He’s a mad driver…

Posted by bobbiesnature.com | 29 May 2024 | General

A young man joined the unit from Cwmbran police training centre, he owned a 1000cc motorcycle. After his probation he was posted to me due to lack of manpower. We started out from the police post and were directed to an early morning alarm. So off we went post haste, and as we approached each junction and obstruction the probationer would stamp his foot on the floor as though braking.

I said to him; “Look will you stop doing that you’re making me nervous. I may be going fast but I have no intention of injuring myself, the public or you!”

It took him all of his effort to restrain himself. Afterwards, I found out that the lads had wound him up by telling them how fast a driver I was. I suggested that he imagined he was riding his motorcycle fast and he completely relaxed.

Is this ice fresh?

I was despatched to collect a prisoner from another force up the country with this probationer. When we arrived at the police station the custody sergeant asked us to grab a cup of coffee or something cold from the bar. So I went for a Lemon and lime with ice it being a hot day. The probationer looked directly at the steward and said; “Is this ice fresh?” I almost choked with laughter. The steward was very impolite to this young upstart.

Motorcycle Wheelies

He had a habit from time to time of riding his motorcycle up the side of the station on the back wheel. So the next time we were on duty I said to him, “I hear that the Superintendent wants to se you!”

He was pale, “What about, do you know?”

“Something about the way you ride your motorbike up the side of the nick on one wheel I think!”

He was clearly troubled and his words were unrepeatable. I kept him on tenterhooks for a few hours and finally one of the lads told him that I was pulling his leg. He never said a word. He never rode his motorcycle up the side of the nick on one wheel again either.

What A Sad End

After I moved to another division I heard that he lost his job. He was breathalysed riding his motorcycle going home from duty and he was over the legal alcohol limit, he was invited to resign. A sad end to what could have been a promising career. It happens!

THE FRIENDLY GIANT IN COURT

“See you later me old Cock!”

He was a very large lad and very amiable and forever coming up before the magistrates court for being Drunk and Incapable or none payment of fine or to answer a warrant for failing to appear in court.

But whenever he appeared he had everyone sniggering behind their hands from the Usher to the whoever was on the bench. They could not help but smile at him.

He went to school in the Midlands. After school he had a few jobs but never held on to them and inevitably he would be sacked. He moved down here but never lost his accent.

Drink was his downfall, and like stoker George he didn’t pay for much of his beer because everyone liked him.

But he would appear in court and he would be asked if his name was; and the name would read out.

He would reply, “Yo know it is! Yo sid me here enough times. Weem o’d mates aye we?”

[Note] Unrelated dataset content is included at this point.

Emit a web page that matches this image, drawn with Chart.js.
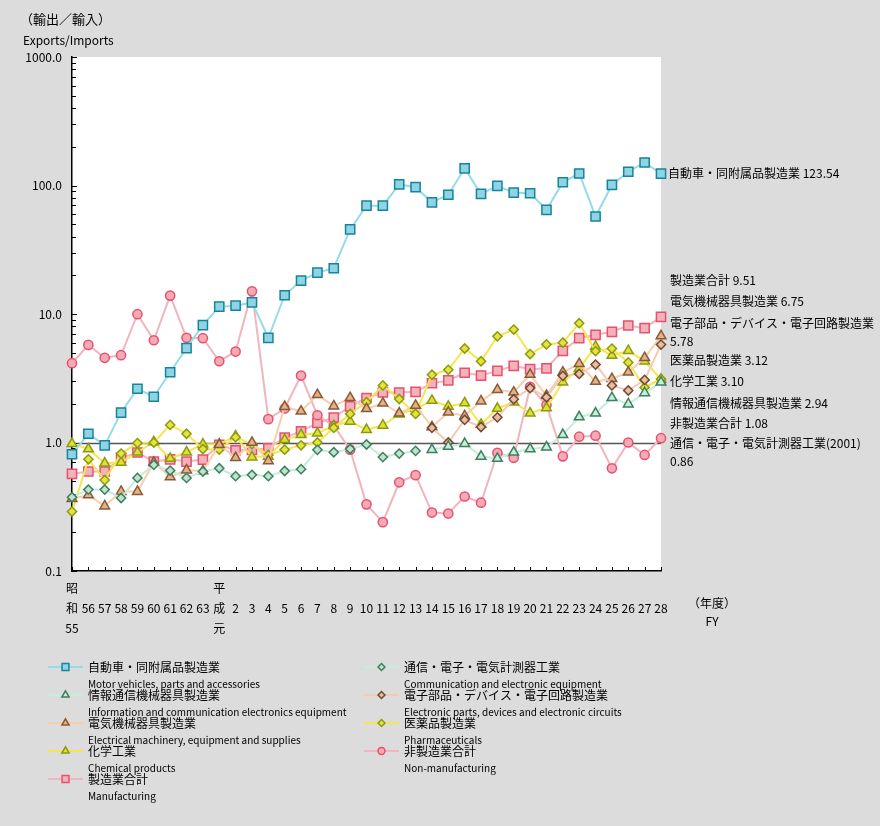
<!DOCTYPE html>
<html>
<head>
<meta charset="utf-8">
<script src="https://cdn.jsdelivr.net/npm/chart.js@4.4.1/dist/chart.umd.min.js"></script>
<style>
html, body { margin: 0; padding: 0; background: #fff; }
canvas { display: block; }
</style>
</head>
<body>
<canvas id="chart" width="880" height="826"></canvas>
<script>
// fiscal years: 昭和55 .. 63, 平成元 .. 28
const years = ['昭和55','56','57','58','59','60','61','62','63','平成元','2','3','4','5','6','7','8','9','10','11','12','13','14','15','16','17','18','19','20','21','22','23','24','25','26','27','28'];

const autos = [0.81,1.17,0.95,1.71,2.62,2.27,3.52,5.42,8.18,11.4,11.6,12.3,6.53,14.0,18.2,21.0,22.7,45.5,69.7,69.7,102,97,74,84.7,136,86,99.5,88,87,64.7,106,124,57.4,101,128,151,123.54];
const commEquip = [0.375,0.43,0.43,0.37,0.53,0.67,0.605,0.53,0.595,0.63,0.547,0.56,0.547,0.60,0.62,0.877,0.84,0.89,0.965,0.77,0.82,0.86,null,null,null,null,null,null,null,null,null,null,null,null,null,null,null];
const infoComm = [null,null,null,null,null,null,null,null,null,null,null,null,null,null,null,null,null,null,null,null,null,null,0.88,0.93,0.98,0.78,0.75,0.84,0.89,0.92,1.15,1.58,1.69,2.23,1.99,2.43,2.94];
const electronic = [null,null,null,null,null,null,null,null,null,null,null,null,null,null,null,null,null,null,null,null,null,null,1.3,1.0,1.5,1.32,1.57,2.17,2.65,2.25,3.3,3.42,4.04,2.78,2.54,3.07,5.78];
const electrical = [0.365,0.39,0.32,0.415,0.415,0.70,0.54,0.61,0.60,0.96,0.76,1.0,0.72,1.9,1.75,2.35,1.92,2.23,1.83,2.02,1.69,1.94,1.32,1.72,1.61,2.1,2.57,2.46,3.38,2.32,3.52,4.1,2.98,3.13,3.52,4.56,6.75];
const pharma = [0.29,0.74,0.51,0.82,0.99,1.0,1.37,1.17,0.89,0.88,1.1,0.97,0.80,0.88,0.95,1.0,1.3,1.67,2.06,2.78,2.18,1.67,3.37,3.68,5.39,4.29,6.7,7.57,4.88,5.8,5.98,8.48,5.14,5.38,4.2,2.68,3.12];
const chemical = [0.98,0.89,0.69,0.70,0.84,1.01,0.75,0.84,0.97,0.97,1.12,0.77,0.78,1.05,1.15,1.18,1.35,1.46,1.26,1.36,1.66,1.83,2.12,1.91,2.03,1.38,1.84,2.06,1.69,1.86,2.95,3.77,5.58,4.75,5.17,4.3,3.10];
const nonManuf = [4.14,5.75,4.56,4.78,9.96,6.25,13.9,6.53,6.48,4.29,5.1,15.0,1.52,1.84,3.32,1.63,1.35,0.88,0.33,0.24,0.49,0.557,0.285,0.28,0.38,0.34,0.83,0.76,2.71,1.96,0.78,1.11,1.13,0.63,1.0,0.80,1.08];
const manuf = [0.57,0.595,0.595,0.76,0.836,0.71,0.74,0.71,0.737,0.96,0.87,0.877,0.90,1.09,1.22,1.42,1.56,1.91,2.22,2.45,2.45,2.48,2.89,3.04,3.49,3.32,3.61,3.95,3.72,3.78,5.17,6.48,6.89,7.27,8.14,7.76,9.51];

const namesJa = ['自動車・同附属品製造業','通信・電子・電気計測器工業','情報通信機械器具製造業','電子部品・デバイス・電子回路製造業','電気機械器具製造業','医薬品製造業','化学工業','非製造業合計','製造業合計'];
const namesEn = ['Motor vehicles, parts and accessories','Communication and electronic equipment','Information and communication electronics equipment','Electronic parts, devices and electronic circuits','Electrical machinery, equipment and supplies','Pharmaceuticals','Chemical products','Non-manufacturing','Manufacturing'];

const yTickValues = [0.1, 1, 10, 100, 1000];

// end-of-line notes on the right
const endNotes = [
  ['自動車・同附属品製造業 123.54', 668, 173],
  ['製造業合計 9.51', 670, 280],
  ['電気機械器具製造業 6.75', 670, 301],
  ['電子部品・デバイス・電子回路製造業', 670, 323],
  ['5.78', 670, 341],
  ['医薬品製造業 3.12', 670, 360],
  ['化学工業 3.10', 670, 381],
  ['情報通信機械器具製造業 2.94', 670, 403],
  ['非製造業合計 1.08', 670, 423],
  ['通信・電子・電気計測器工業(2001)', 670, 443],
  ['0.86', 670, 461]
];

function series(i, data, style, radius, line, fill, border) {
  return {
    label: namesJa[i],
    data: data,
    borderColor: line,
    borderWidth: 2,
    pointStyle: style,
    pointRadius: radius,
    pointBackgroundColor: fill,
    pointBorderColor: border,
    pointBorderWidth: 1.5,
    legendRadius: radius * 0.75,
    tension: 0
  };
}

const datasets = [
  series(0, autos, 'rect', 6.5, '#96dbea', '#8fd4e4', '#17849b'),
  series(1, commEquip, 'rectRot', 4.6, '#c6ecdb', '#bde4cf', '#3f7e60'),
  series(2, infoComm, 'triangle', 5.6, '#c6ecdb', '#c8eedb', '#3f7e60'),
  series(3, electronic, 'rectRot', 4.6, '#f6c9b4', '#e9bc9e', '#6c4a32'),
  series(4, electrical, 'triangle', 5.6, '#f8cfae', '#e2b28a', '#8a5a34'),
  series(5, pharma, 'rectRot', 4.6, '#f5e650', '#e4e43c', '#8c9a12'),
  series(6, chemical, 'triangle', 5.6, '#f5e650', '#e0df34', '#8c9a12'),
  series(7, nonManuf, 'circle', 4.6, '#f1b5bd', '#f2abb5', '#e8506e'),
  series(8, manuf, 'rect', 6.5, '#f1b5bd', '#f2b2ba', '#e8506e')
];

const decor = {
  id: 'decor',
  beforeDraw(chart) {
    const ctx = chart.ctx, a = chart.chartArea;
    ctx.save();
    ctx.fillStyle = '#dcdcdc';
    ctx.fillRect(0, 0, 880, 826);
    ctx.fillStyle = '#fff';
    ctx.fillRect(a.left, a.top, a.right - a.left, a.bottom - a.top);
    ctx.restore();
  },
  beforeDatasetsDraw(chart) {
    const ctx = chart.ctx, a = chart.chartArea;
    const ys = chart.scales.y, xs = chart.scales.x;
    ctx.save();
    // reference line at 1.0
    const y1 = Math.round(ys.getPixelForValue(1)) + 0.5;
    ctx.strokeStyle = '#555';
    ctx.lineWidth = 1.5;
    ctx.beginPath(); ctx.moveTo(a.left, y1); ctx.lineTo(a.right, y1); ctx.stroke();
    // inward ticks
    ctx.strokeStyle = '#000';
    ctx.lineWidth = 1;
    ys.ticks.forEach(t => {
      const y = Math.round(ys.getPixelForValue(t.value)) + 0.5;
      const major = yTickValues.includes(t.value);
      ctx.beginPath(); ctx.moveTo(a.left, y); ctx.lineTo(a.left + (major ? 5 : 4), y); ctx.stroke();
    });
    years.forEach((_, i) => {
      const x = Math.round(xs.getPixelForValue(i)) + 0.5;
      ctx.beginPath(); ctx.moveTo(x, a.bottom); ctx.lineTo(x, a.bottom - 4); ctx.stroke();
    });
    ctx.restore();
  },
  afterDraw(chart) {
    const ctx = chart.ctx;
    ctx.save();
    ctx.fillStyle = '#000';
    ctx.textBaseline = 'middle';
    ctx.textAlign = 'left';
    ctx.font = '13px "Noto Sans CJK JP"';
    ctx.fillText('（輸出／輸入）', 20, 19);
    ctx.font = '12px "Noto Sans CJK JP"';
    ctx.fillText('Exports/Imports', 23, 40);

    endNotes.forEach(n => ctx.fillText(n[0], n[1], n[2]));

    ctx.textAlign = 'center';
    ctx.fillText('（年度）', 712, 603);
    ctx.fillText('FY', 712, 621);

    // legend, two columns
    chart.data.datasets.forEach((ds, k) => {
      const x = k % 2 === 0 ? 48 : 364;
      const y = 667 + Math.floor(k / 2) * 28;
      ctx.strokeStyle = ds.borderColor;
      ctx.lineWidth = 2;
      ctx.beginPath(); ctx.moveTo(x, y); ctx.lineTo(x + 35, y); ctx.stroke();
      ctx.fillStyle = ds.pointBackgroundColor;
      ctx.strokeStyle = ds.pointBorderColor;
      ctx.lineWidth = 1.5;
      Chart.helpers.drawPoint(ctx, {pointStyle: ds.pointStyle, radius: ds.legendRadius, borderWidth: 1.5, rotation: 0}, x + 17.5, y);
      ctx.fillStyle = '#000';
      ctx.textAlign = 'left';
      ctx.font = '12px "Noto Sans CJK JP"';
      ctx.fillText(namesJa[k], x + 40, y);
      ctx.font = '10px "Noto Sans CJK JP"';
      ctx.fillText(namesEn[k], x + 40, y + 17);
    });
    ctx.restore();
  }
};

new Chart(document.getElementById('chart'), {
  type: 'line',
  data: { labels: years, datasets: datasets },
  options: {
    responsive: false,
    animation: false,
    devicePixelRatio: 1,
    layout: { padding: { left: 0, top: 57, right: 219, bottom: 0 } },
    font: { family: '"Noto Sans CJK JP"' },
    plugins: { legend: { display: false }, tooltip: { enabled: false } },
    scales: {
      x: {
        type: 'category',
        offset: false,
        grid: { color: 'transparent', drawTicks: false },
        border: { color: '#000', width: 1.5 },
        ticks: {
          autoSkip: false,
          maxRotation: 0,
          padding: 8,
          color: '#000',
          font: { size: 12, family: '"Noto Sans CJK JP"', lineHeight: 1.65 },
          callback: function (v, i) {
            const s = years[i];
            if (s.startsWith('昭和')) return ['昭', '和', s.slice(2)];
            if (s.startsWith('平成')) return ['平', '成', s.slice(2)];
            return ['', s];
          }
        },
        afterFit: s => { s.height = 255; }
      },
      y: {
        type: 'logarithmic',
        min: 0.1,
        max: 1000,
        grid: { color: 'transparent', drawTicks: false },
        border: { color: '#000', width: 1.5 },
        afterBuildTicks: s => {
          const t = [];
          for (let e = -1; e <= 2; e++) {
            for (let m = 1; m <= 9; m++) t.push({ value: +(m * Math.pow(10, e)).toPrecision(3) });
          }
          t.push({ value: 1000 });
          s.ticks = t;
        },
        ticks: {
          autoSkip: false,
          padding: 10,
          color: '#000',
          font: { size: 12, family: '"Noto Sans CJK JP"' },
          callback: v => {
            if (!yTickValues.includes(v)) return '';
            return v < 1 ? String(v) : v.toFixed(1);
          }
        },
        afterFit: s => { s.width = 72; }
      }
    }
  },
  plugins: [decor]
});
</script>
</body>
</html>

The request to just answer the question please only made matters worse.

He was so personable with them all and replied as though they were sitting in a bar room.

The more pompous the court got and sounded the more absurd it appeared.

No one could keep a straight face.

He would be released on bail to attend at such and such a date.

” Con ya roight it dahn? Ony ah lost the last l bit O parper you gid me!”

The date and time would be restated and a warning that he might be arrested if he failed to attend fell on deaf ears.

“That’s OK right weem all pals here aye we! See Ya Later. Tara!”

It would take a little while before order was resumed among the court staff especially anyone new to the friendly Giant.